The EPA chose to exempt some small petroleum refiners from the annual blending requirements as part of the final rule. Additionally, the agency had proposed the 2013 standards based on transportation fuel production and consumption numbers produced by the Energy Information Administration in October 2012. The final rule was based on figures generated in May 2013. The petroleum industry argued that the EPA gave no indication that it would issue the final rule based on updated figures that effectively increased the industry's blending requirements, Robert Long, a partner at Covington & Burlington LLP who is representing the American Petroleum Institute and American Fuel& Petrochemical Manufacturers, said.
While the petroleum industry does not dispute the accuracy of the Energy Information Administration's revised figures, Long said that relying on the new numbers for the final rule increased some petroleum refiners' blending requirements by as much as 1 million gallons.
DeBruin argued that the rule should be vacated because the EPA conceded that not every obligated party would be able to meet their blending requirements.
DeBruin said that Monroe Energy will need to spend nearly $100 million to purchase the renewable identification numbers (RINs) necessary to demonstrate compliance with the standard at the current market price of 55 cents each. It remains to be seen whether the company will be able to purchase sufficient RINs to demonstrate compliance, he said.
RINs are serial numbers attached to batches of renewable fuels that can be traded as credits to demonstrate compliance with the blending mandates.
Monroe Energy does not operate any blending facilities and is reliant upon RINs to show compliance, DeBruin said.
Biofuels groups intervened on behalf of the EPA in the lawsuit, but they asked the court to issue a narrow decision that upholds the 2013 renewable fuel standard without addressing the broader issue of the agency's authority to reduce the annual blending requirements due to the blend wall.
“If the court does, it should reject the EPA's request for broad discretion,” David Salmons, a partner at Bingham McCutchen LLP who is representing renewable fuels producers, said.

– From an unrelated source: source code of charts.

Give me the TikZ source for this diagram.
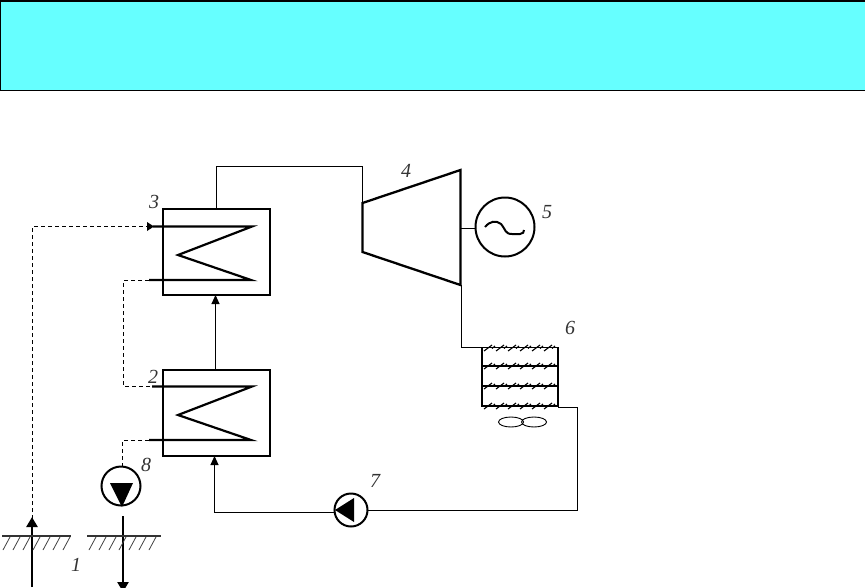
\documentclass[tikz,border=0pt]{standalone}
\usepackage{fontspec}
\setmainfont{Liberation Serif}
\usetikzlibrary{arrows.meta,shapes.geometric}
\definecolor{banner}{HTML}{66FFFF}
\tikzset{
  box/.style={draw,line width=2.2pt,minimum width=107pt,minimum height=86pt,inner sep=0pt,outer sep=0pt},
  coil/.style={line width=2.2pt,line join=miter},
  pipe/.style={line width=1pt},
  dashpipe/.style={line width=1pt,dash pattern=on 4pt off 3pt},
  headpipe/.style={pipe,-{Triangle[length=9pt,width=8pt]}},
  well/.style={line width=2.6pt,-{Triangle[length=10pt,width=11pt]}},
  lab/.style={font=\itshape\fontsize{20}{20}\selectfont,text=black!80,inner sep=0pt},
  disc/.style={circle,draw,line width=2pt,inner sep=0pt,outer sep=0pt},
  hatch/.style={line width=0.8pt},
  tick/.style={line width=1.1pt},
  fan/.style={draw,ellipse,line width=0.9pt,minimum width=25pt,minimum height=10pt,inner sep=0pt}
}
\begin{document}
\begin{tikzpicture}[x=1pt,y=-1pt]
\useasboundingbox (0,0) rectangle (865,587);
\node[draw,fill=banner,line width=1.6pt,minimum width=865pt,minimum height=89.5pt,inner sep=0pt,outer sep=0pt,anchor=north west] (banner) at (0.5,1) {};

% heat exchangers
\node[box] (hxb) at (216.5,252) {};
\node[box] (hxa) at (216.5,413) {};
\draw[coil] (153,226.5) -- (252,226.5) -- (178,255) -- (251,280) -- (149,280);
\draw[coil] (152,386.5) -- (252,386.5) -- (178,415) -- (251,440) -- (149,440);

% turbine, generator
\coordinate (tA) at (362.5,203);
\coordinate (tB) at (460.5,170);
\coordinate (tC) at (460.5,285);
\coordinate (tD) at (362.5,252);
\draw[line width=2.3pt,line join=miter] (tA) -- (tB) -- (tC) -- (tD) -- cycle;
\node[disc,minimum size=59pt] (gen) at (505,227) {};
\draw[line width=2pt] (485,227) .. controls (490,221) and (496,220) .. (501,224)
  .. controls (506,230) and (505,234) .. (512,234) -- (520,234) .. controls (523,234) and (524,232) .. (524,230);
\coordinate (shaft) at (460,228.5);
\draw[pipe] (shaft) -- (gen.west |- shaft);

% condenser
\node[draw,line width=1.3pt,minimum width=76pt,minimum height=59pt,inner sep=0pt,outer sep=0pt] (cond) at (520,377) {};
\foreach \y in {366,386,406} \draw[line width=1.6pt] (482,\y) -- (558,\y);
\foreach \y in {348,366,386,406}
  \foreach \x in {488,500,512,524,536,548}
    \draw[tick] (\x-4,\y+3) -- (\x+4,\y-3);
\foreach \y in {348,366,386,406}
  \foreach \x in {493,505,517,529,541,553}
    \draw[tick] (\x-1,\y+0.5) -- (\x+2,\y-2);
\node[fan] (fanA) at (511,422) {};
\node[fan] (fanB) at (534,422) {};

% pumps
\node[disc,minimum size=33pt] (pumpb) at (351,510) {};
\fill (335,510) -- (354,498) -- (354,522) -- cycle;
\node[disc,minimum size=39pt] (pumpa) at (121,486) {};
\fill (110,483) -- (133,483) -- (122,507) -- cycle;

% closed loop
\coordinate (c1) at (216.5,166.5);
\coordinate (c2) at (362.5,166.5);
\draw[pipe] (hxb.north -| c1) -- (c1) -- (c2) -- (tA);
\coordinate (c3) at (461.5,347.5);
\coordinate (c3b) at (482,347.5);
\draw[pipe] (tC -| c3) -- (c3) -- (c3b);
\coordinate (c4a) at (558,407.5);
\coordinate (c4) at (577.5,407.5);
\coordinate (c5) at (577.5,510.5);
\draw[pipe] (c4a) -- (c4) -- (c5) -- (pumpb.east |- c5);
\coordinate (c6) at (214.5,512.5);
\draw[headpipe] (pumpb.west |- c6) -- (c6) -- (hxa.south -| c6);
\coordinate (c7) at (215.5,0);
\draw[headpipe] (hxa.north -| c7) -- (hxb.south -| c7);

% brine (dashed)
\coordinate (d1) at (32.5,226.5);
\coordinate (d2) at (32.5,519);
\coordinate (hIn) at (153,226.5);
\draw[dashpipe] (d2) -- (d1) -- (hIn);
\fill (154,226.5) -- (147,222) -- (147,231) -- cycle;
\coordinate (d3) at (149,280.5);
\coordinate (d4) at (123.5,280.5);
\coordinate (d5) at (123.5,386.5);
\coordinate (d6) at (152,386.5);
\draw[dashpipe] (d3) -- (d4) -- (d5) -- (d6);
\coordinate (d7) at (149,440.5);
\coordinate (d8) at (122.5,440.5);
\draw[dashpipe] (d7) -- (d8) -- (pumpa.north -| d8);

% wells
\coordinate (wa) at (32,587);
\coordinate (wb) at (32,517);
\draw[well] (wa) -- (wb);
\coordinate (wc) at (123,516);
\coordinate (wd) at (123,592);
\draw[well] (wc) -- (wd);
\draw[line width=1.2pt,black!80] (2,536) -- (71,536);
\draw[line width=1.2pt,black!80] (87,536) -- (161,536);
\foreach \x in {2,12,22,32,42,52,62}
  \draw[hatch,black!75] (\x+1,550) -- (\x+8,537);
\foreach \x in {88,98,108,118,128,138,148}
  \draw[hatch,black!75] (\x+1,550) -- (\x+8,537);

% labels
\node[lab] (l1) at (76,565) {1};
\node[lab] (l2) at (153,377) {2};
\node[lab] (l3) at (154,202) {3};
\node[lab] (l4) at (406,171) {4};
\node[lab] (l5) at (547,212) {5};
\node[lab] (l6) at (570,328) {6};
\node[lab] (l7) at (375,481) {7};
\node[lab] (l8) at (146,465) {8};
\end{tikzpicture}
\end{document}
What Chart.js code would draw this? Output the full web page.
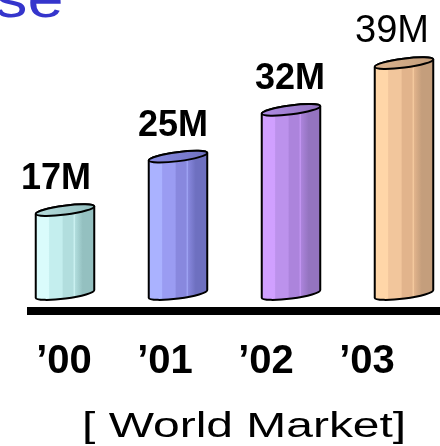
<!DOCTYPE html>
<html>
<head>
<meta charset="utf-8">
<script src="https://cdn.jsdelivr.net/npm/chart.js@4/dist/chart.umd.min.js"></script>
<style>
  html, body { margin: 0; padding: 0; background: #ffffff; }
  #wrap { position: relative; width: 440px; height: 446px; overflow: hidden; }
  canvas { display: block; }
</style>
</head>
<body>
<div id="wrap"><canvas id="c" width="440" height="446"></canvas></div>
<script>
// ---- data ----
const categories = ['\u201900', '\u201901', '\u201902', '\u201903'];
const values = [17, 25, 32, 39];
const valueLabels = ['17M', '25M', '32M', '39M'];
const footnote = '[ World Market]';
const titleFragment = 'se';

// ---- styles ----
const bodyColors = [
  ['#dafcfc', '#c4eeee', '#b2dede', '#94c0c0'],
  ['#aab2ff', '#9a9cf2', '#8888de', '#6e70c0'],
  ['#d0a0ff', '#bc92ec', '#ac84dc', '#9474c0'],
  ['#ffd6a8', '#f2c69c', '#e2b48c', '#c49e7c']
];
const topColors = ['#b6dcdc', '#8a8ce2', '#ae8ce4', '#dcb48e'];
const labelWeights = ['bold', 'bold', 'bold', 'normal'];
const labelSizes = [36, 36, 36, 38];
const labelShift = [-9, -5, -1, -12];

const cylinderPlugin = {
  id: 'cylinders',
  afterDatasetsDraw(chart) {
    const ctx = chart.ctx;
    const meta = chart.getDatasetMeta(0);
    const rot = -0.13;
    const ry = 4.5;
    const baseY = chart.scales.y.getPixelForValue(chart.scales.y.min);
    meta.data.forEach((el, i) => {
      const p = el.getProps(['x', 'y', 'width'], true);
      const cx = p.x, w = p.width, rx = w / 2;
      const topY = p.y, botY = baseY - 3;
      const cosr = Math.cos(rot), sinr = Math.sin(rot);
      const ptTop = (th) => [cx + rx * Math.cos(th) * cosr - ry * Math.sin(th) * sinr,
                             topY + rx * Math.cos(th) * sinr + ry * Math.sin(th) * cosr];
      const ptBot = (th) => [cx + rx * Math.cos(th) * cosr - ry * Math.sin(th) * sinr,
                             botY + rx * Math.cos(th) * sinr + ry * Math.sin(th) * cosr];
      const c = bodyColors[i];
      const g = ctx.createLinearGradient(cx - rx, 0, cx + rx, 0);
      g.addColorStop(0, c[0]);
      g.addColorStop(0.22, c[0]);
      g.addColorStop(0.24, c[1]);
      g.addColorStop(0.45, c[1]);
      g.addColorStop(0.47, c[2]);
      g.addColorStop(0.64, c[2]);
      g.addColorStop(0.655, c[0]);
      g.addColorStop(0.67, c[2]);
      g.addColorStop(0.8, c[3]);
      g.addColorStop(1, c[3]);
      ctx.save();
      ctx.lineWidth = 2;
      ctx.strokeStyle = '#000000';
      ctx.lineJoin = 'round';
      // body
      ctx.beginPath();
      const a = ptTop(Math.PI);
      const b = ptBot(Math.PI);
      ctx.moveTo(a[0], a[1]);
      ctx.lineTo(b[0], b[1]);
      ctx.ellipse(cx, botY, rx, ry, rot, Math.PI, 0, true);
      const d = ptTop(0);
      ctx.lineTo(d[0], d[1]);
      ctx.ellipse(cx, topY, rx, ry, rot, 0, Math.PI, true);
      ctx.closePath();
      ctx.fillStyle = g;
      ctx.fill();
      ctx.stroke();
      // top ellipse
      ctx.beginPath();
      ctx.ellipse(cx, topY, rx, ry, rot, 0, Math.PI * 2);
      const tg = ctx.createLinearGradient(cx - rx, 0, cx + rx, 0);
      tg.addColorStop(0, topColors[i]);
      tg.addColorStop(1, c[3]);
      ctx.fillStyle = tg;
      ctx.fill();
      ctx.stroke();
      // value label
      ctx.fillStyle = '#000000';
      ctx.font = labelWeights[i] + ' ' + labelSizes[i] + 'px "Liberation Sans", Arial, sans-serif';
      ctx.textAlign = 'center';
      ctx.textBaseline = 'alphabetic';
      ctx.fillText(valueLabels[i], cx + labelShift[i], topY - 21);
      ctx.restore();
    });
  },
  afterDraw(chart) {
    const ctx = chart.ctx;
    const area = chart.chartArea;
    ctx.save();
    // thick baseline
    ctx.fillStyle = '#000000';
    ctx.fillRect(27, area.bottom + 10, 440 - 27, 8);
    // category labels
    ctx.font = 'bold 40px "Liberation Sans", Arial, sans-serif';
    ctx.textAlign = 'center';
    ctx.textBaseline = 'alphabetic';
    categories.forEach((t, i) => {
      ctx.fillText(t, 64 + i * 101, area.bottom + 76);
    });
    // footnote (horizontally stretched)
    ctx.save();
    ctx.translate(82, area.bottom + 140);
    ctx.scale(1.37, 1);
    ctx.font = '35px "Liberation Sans", Arial, sans-serif';
    ctx.textAlign = 'left';
    ctx.fillText(footnote, 0, 0);
    ctx.restore();
    // clipped title fragment
    ctx.save();
    ctx.translate(-5, 17);
    ctx.scale(1.2, 1);
    ctx.fillStyle = '#3535cc';
    ctx.font = '54px "Liberation Sans", Arial, sans-serif';
    ctx.textAlign = 'left';
    ctx.fillText(titleFragment, 0, 0);
    ctx.restore();
    ctx.restore();
  }
};

new Chart(document.getElementById('c'), {
  type: 'bar',
  data: {
    labels: categories,
    datasets: [{
      data: values,
      backgroundColor: 'rgba(0,0,0,0)',
      borderWidth: 0,
      barThickness: 59
    }]
  },
  options: {
    responsive: false,
    animation: false,
    layout: { padding: { left: 65, right: 36, top: 23, bottom: 149 } },
    scales: {
      x: { type: 'category', offset: false, display: false },
      y: { display: false, min: 4, max: 45 }
    },
    plugins: { legend: { display: false }, tooltip: { enabled: false } }
  },
  plugins: [cylinderPlugin]
});
</script>
</body>
</html>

The EPA proposed the 2014 renewable fuel standard in November 2013. It would require petroleum refiners and importers to blend 15.21 billion gallons of renewable fuels into their products. That is less than the 18.15 billion gallons required by the Energy Independence and Security Act, as the EPA is proposing to use its general waiver authority to reduce the overall blending requirement (78 Fed. Reg. 71,732). This is the first time the EPA has used its waiver authority to reduce the overall blending requirement. Offering its first interpretation of its waiver authority, the agency said that mandating petroleum refiners and importers to blend more ethanol into the gasoline supply than customers demand could cause economic harm .
Renewable fuels producers have opposed the EPA's proposed use of its waiver authority under the 2014 standards.
Challenges to the EPA's 2013 cellulosic ethanol standard were severed from the lawsuit and are being held in abeyance while the agency addresses industry petitions for reconsideration since insufficient fuel was produced that year to meet the blending requirement of 6 million gallons (Monroe Energy LLC v. EPA, D.C. Cir., No. 14-1033, 3/11/14).